A Revolução Francesa de 1789 foi portadora da mais universal de todas as utopias (liberdade, igualdade, fraternidade), ao passo que os revolucionários americanos de 1776 preconizavam o mais particular de todos os direitos: o de cada indivíduo buscar a sua própria felicidade.
Napoleão Bonaparte é o próprio emblema do paradoxo: sua marcha de conquistas rumo à expansão e consolidação do Império Francês era percebida pelas monarquias européias como mensageira do mesmo vendaval libertário universalista que derrubou a Bastilha, como observa Marco Mondaini, no capítulo “Guerras napoleônicas”. Tantos exemplos e contra-exemplos poderiam ser esgrimidos ao longo dos dois últimos séculos de história, que a mera enunciação de uma lei tão geral quanto a pretendida por Magnoli soa algo artificial, com o pronunciado perigo do anacronismo.
Outro problema, mais ou menos inevitável, decorre da forma pela qual o livro foi organizado. Como o espaço dedicado à análise de cada guerra é relativamente curto, algumas afirmações são feita de forma excessivamente generalizada.

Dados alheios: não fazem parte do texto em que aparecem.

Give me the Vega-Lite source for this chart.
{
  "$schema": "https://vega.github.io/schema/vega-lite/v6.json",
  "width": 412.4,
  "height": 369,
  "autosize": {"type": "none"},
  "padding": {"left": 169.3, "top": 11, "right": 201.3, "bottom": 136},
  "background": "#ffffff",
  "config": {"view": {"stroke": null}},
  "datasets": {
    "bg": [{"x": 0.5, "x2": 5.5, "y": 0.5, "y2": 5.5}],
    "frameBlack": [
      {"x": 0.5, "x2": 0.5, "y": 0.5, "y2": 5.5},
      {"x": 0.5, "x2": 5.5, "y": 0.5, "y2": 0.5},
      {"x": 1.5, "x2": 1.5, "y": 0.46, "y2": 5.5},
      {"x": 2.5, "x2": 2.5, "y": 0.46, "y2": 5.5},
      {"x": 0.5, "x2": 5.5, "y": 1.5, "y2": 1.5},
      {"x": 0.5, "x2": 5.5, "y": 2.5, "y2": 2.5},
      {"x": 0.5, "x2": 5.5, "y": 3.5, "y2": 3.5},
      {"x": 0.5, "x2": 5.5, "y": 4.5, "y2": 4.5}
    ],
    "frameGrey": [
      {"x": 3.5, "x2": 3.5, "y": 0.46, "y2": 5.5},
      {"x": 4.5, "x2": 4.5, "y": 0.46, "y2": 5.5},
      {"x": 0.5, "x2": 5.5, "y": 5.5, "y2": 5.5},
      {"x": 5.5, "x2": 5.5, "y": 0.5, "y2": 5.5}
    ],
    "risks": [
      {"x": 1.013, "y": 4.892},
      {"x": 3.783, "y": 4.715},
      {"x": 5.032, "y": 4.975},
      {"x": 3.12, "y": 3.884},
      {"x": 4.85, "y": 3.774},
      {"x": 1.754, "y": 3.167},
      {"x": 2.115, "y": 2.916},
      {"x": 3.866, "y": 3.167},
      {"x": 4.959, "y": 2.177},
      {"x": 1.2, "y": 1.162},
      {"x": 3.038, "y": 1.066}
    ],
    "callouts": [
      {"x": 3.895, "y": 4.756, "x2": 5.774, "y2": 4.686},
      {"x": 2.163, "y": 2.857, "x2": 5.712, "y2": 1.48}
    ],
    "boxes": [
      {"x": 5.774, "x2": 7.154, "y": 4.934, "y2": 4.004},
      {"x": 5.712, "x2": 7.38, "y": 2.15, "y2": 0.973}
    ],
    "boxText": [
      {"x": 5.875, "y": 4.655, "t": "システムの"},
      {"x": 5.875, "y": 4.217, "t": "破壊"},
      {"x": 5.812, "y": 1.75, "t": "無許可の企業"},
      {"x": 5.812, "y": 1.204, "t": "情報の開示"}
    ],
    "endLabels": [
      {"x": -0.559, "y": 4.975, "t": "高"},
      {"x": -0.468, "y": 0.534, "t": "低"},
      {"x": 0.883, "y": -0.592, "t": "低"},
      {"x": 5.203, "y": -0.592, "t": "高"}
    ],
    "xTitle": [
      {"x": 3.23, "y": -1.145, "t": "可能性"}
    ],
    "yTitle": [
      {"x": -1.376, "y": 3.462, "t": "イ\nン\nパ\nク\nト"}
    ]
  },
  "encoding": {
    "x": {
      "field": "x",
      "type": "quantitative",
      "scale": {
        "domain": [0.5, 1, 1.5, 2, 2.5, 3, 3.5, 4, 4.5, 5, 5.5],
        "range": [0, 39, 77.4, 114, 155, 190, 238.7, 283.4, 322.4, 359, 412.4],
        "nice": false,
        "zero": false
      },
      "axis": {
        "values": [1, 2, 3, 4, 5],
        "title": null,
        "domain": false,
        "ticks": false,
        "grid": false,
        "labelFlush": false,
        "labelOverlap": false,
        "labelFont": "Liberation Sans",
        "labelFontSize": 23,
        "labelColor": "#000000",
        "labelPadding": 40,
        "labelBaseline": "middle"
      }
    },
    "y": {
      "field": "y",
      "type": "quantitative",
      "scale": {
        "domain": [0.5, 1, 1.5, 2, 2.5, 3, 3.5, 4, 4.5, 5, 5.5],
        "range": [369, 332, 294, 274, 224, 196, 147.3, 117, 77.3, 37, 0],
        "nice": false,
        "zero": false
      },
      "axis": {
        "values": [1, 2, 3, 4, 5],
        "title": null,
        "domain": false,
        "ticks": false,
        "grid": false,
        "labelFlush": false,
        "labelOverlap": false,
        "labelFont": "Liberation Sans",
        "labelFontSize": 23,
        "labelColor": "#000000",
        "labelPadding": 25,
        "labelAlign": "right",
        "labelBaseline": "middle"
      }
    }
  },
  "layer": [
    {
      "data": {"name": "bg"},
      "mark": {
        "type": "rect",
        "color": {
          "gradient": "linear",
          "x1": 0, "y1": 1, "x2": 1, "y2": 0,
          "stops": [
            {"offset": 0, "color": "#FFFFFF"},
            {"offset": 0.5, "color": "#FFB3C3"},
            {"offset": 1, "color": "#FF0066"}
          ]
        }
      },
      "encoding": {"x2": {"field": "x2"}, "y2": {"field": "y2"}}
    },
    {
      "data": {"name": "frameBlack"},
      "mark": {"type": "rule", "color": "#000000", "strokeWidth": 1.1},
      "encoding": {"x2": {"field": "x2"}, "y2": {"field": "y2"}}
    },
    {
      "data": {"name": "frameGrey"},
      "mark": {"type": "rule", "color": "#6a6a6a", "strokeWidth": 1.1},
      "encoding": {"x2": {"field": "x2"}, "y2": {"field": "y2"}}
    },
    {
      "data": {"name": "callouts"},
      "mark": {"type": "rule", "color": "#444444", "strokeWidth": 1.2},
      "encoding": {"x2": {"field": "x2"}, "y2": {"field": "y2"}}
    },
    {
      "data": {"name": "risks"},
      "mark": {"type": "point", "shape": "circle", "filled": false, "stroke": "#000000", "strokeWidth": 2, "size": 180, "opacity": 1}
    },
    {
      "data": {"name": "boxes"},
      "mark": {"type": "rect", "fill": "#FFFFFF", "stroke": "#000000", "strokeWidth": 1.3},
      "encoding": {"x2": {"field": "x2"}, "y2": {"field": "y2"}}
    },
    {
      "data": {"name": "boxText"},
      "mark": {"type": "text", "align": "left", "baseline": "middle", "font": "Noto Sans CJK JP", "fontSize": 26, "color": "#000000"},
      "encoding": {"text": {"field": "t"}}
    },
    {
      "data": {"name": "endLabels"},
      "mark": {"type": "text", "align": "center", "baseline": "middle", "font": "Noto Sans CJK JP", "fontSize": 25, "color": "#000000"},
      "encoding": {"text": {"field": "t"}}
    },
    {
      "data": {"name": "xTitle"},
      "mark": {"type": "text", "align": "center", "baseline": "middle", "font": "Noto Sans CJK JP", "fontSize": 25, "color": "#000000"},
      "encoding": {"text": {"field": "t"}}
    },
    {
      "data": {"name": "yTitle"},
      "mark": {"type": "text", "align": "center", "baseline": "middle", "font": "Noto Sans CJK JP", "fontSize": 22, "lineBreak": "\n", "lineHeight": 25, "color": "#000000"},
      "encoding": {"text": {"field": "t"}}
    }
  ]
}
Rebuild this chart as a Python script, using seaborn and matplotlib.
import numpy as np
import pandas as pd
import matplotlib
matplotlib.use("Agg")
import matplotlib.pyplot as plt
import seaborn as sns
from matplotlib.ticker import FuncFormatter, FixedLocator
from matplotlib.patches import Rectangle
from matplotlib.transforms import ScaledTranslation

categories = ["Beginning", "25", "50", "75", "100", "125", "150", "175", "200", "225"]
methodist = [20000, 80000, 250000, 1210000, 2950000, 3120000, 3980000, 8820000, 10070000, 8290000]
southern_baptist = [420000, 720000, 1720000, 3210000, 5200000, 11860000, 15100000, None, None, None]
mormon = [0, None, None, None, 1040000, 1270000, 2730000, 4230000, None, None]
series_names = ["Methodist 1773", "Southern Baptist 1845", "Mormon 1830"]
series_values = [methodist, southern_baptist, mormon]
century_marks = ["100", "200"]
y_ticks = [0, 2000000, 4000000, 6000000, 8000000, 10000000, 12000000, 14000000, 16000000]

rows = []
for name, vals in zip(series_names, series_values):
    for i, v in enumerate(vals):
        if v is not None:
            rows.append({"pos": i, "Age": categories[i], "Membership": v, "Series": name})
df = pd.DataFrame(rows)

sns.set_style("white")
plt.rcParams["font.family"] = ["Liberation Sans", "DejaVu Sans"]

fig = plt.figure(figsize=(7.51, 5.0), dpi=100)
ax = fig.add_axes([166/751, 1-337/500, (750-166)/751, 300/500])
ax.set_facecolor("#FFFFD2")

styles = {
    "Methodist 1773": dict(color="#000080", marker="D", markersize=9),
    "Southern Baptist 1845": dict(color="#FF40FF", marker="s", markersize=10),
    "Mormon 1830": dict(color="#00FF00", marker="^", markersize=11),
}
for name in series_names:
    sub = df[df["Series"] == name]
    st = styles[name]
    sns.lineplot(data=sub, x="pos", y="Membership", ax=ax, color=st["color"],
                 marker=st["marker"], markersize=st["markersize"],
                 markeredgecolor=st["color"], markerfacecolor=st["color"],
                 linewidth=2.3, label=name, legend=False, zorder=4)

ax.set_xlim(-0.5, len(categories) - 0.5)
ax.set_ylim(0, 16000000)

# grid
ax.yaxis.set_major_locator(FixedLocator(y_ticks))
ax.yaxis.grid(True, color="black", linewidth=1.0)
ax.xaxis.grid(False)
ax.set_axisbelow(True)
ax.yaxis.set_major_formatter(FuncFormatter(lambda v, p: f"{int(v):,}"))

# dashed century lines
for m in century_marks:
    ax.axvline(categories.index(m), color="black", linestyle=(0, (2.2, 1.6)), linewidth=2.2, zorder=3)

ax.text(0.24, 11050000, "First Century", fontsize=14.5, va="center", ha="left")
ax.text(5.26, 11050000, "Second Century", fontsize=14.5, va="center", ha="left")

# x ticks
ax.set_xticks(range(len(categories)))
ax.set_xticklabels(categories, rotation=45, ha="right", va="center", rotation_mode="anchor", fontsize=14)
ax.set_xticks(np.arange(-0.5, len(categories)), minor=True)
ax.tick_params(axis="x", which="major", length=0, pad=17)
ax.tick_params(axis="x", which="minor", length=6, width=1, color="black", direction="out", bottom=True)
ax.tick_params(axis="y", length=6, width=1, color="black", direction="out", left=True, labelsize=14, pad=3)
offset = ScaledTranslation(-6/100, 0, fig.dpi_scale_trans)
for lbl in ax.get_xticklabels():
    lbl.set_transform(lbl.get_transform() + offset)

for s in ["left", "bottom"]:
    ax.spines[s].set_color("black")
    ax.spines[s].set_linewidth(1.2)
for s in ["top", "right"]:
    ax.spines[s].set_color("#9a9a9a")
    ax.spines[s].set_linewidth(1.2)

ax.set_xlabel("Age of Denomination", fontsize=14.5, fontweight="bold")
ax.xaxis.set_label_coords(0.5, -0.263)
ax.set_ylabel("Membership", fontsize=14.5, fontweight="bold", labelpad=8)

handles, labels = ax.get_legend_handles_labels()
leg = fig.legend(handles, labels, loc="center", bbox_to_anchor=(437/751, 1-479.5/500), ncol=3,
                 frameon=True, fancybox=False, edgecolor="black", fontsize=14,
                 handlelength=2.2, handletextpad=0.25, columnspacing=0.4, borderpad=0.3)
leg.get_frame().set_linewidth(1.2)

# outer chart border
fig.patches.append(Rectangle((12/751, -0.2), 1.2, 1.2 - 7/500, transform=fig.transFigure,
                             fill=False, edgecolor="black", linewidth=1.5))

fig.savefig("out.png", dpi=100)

Ao analisar as Guerras Púnicas, por exemplo, Renata Senna Garraffoni afirma: “Era importante para os romanos manter as histórias de suas origens relacionadas aos deuses, pois isso legitimaria seu domínio sobre os demais povos que foram conquistando ao longo dos séculos.” O problema é que não apenas os romanos, entre os antigos, relacionavam suas origens aos deuses.
Bem ao contrário. É difícil, além disso, afirmar que tal reivindicação divina tem sua causa numa suposta “vontade de conquista” dos romanos, e não na explicação mitológica sobre a origem das coisas, da vida e das sociedades à qual recorriam as sociedades da época. Que tal fábula tenha, posteriormente, assumido a forma de uma ideologia legitimadora, sim, é mais plausível.
Em outro capítulo, sobre o Oriente Médio, o autor  Cláudio Camargo aparentemente aceita como verdadeira a interpretação israelense da Resolução 242/67 das Nações Unidas, que determina a retirada das tropas de Israel dos territórios ocupados após a Guerra dos Seis Dias, em 1967. Em óbvio contraste com o espírito da determinação, os negociadores israelenses alegam que ela obriga a desocupação “de” (alguns) e não “dos” (a totalidade) territórios. Não é uma questão menor. Longe, muito longe disso. Caso se aceite a versão israelense, a resolução da ONU foi plenamente acatada, com a recente retirada unilateral da Faixa de Gaza, ou, bem antes, com a devolução do Sinai ao Egito. Caso contrário, será forçoso reconhecer que Israel coloca-se, como Estado, fora da lei.
Finalmente, ao analisar a invasão do Iraque, em 2003, o jornalista William Waack fornece uma explicação ingênua, para dizer o mínimo. Os Estados Unidos, traumatizados pelo atentado de 11 de setembro de 2001, teriam assumido a decisão de atacar o Iraque motivados  pelo desejo de acabar com o terrorismo. Mas é público e notório, contra o que sugere a interpretação de Waack, o fato de que o presidente George Bush e sua equipe de governo nunca foram motivados por tal desejo: deliberadamente, Bush mentiu sobre os supostos vínculos entre Saddam Hussein e Osama Bin Laden, bem como sobre o suposto arsenal iraquiano de armas de destruição em massa. A invasão do Iraque nunca foi motivada pelo combate ao terrorismo, mas sim pela estratégia de controle direto da segunda mais importante reserva de petróleo do planeta. Novamente, confunde-se aqui a retórica com as reais motivações dos governantes.
O livro suscita, portanto, uma série imensa de debates, e esse é o seu maior mérito.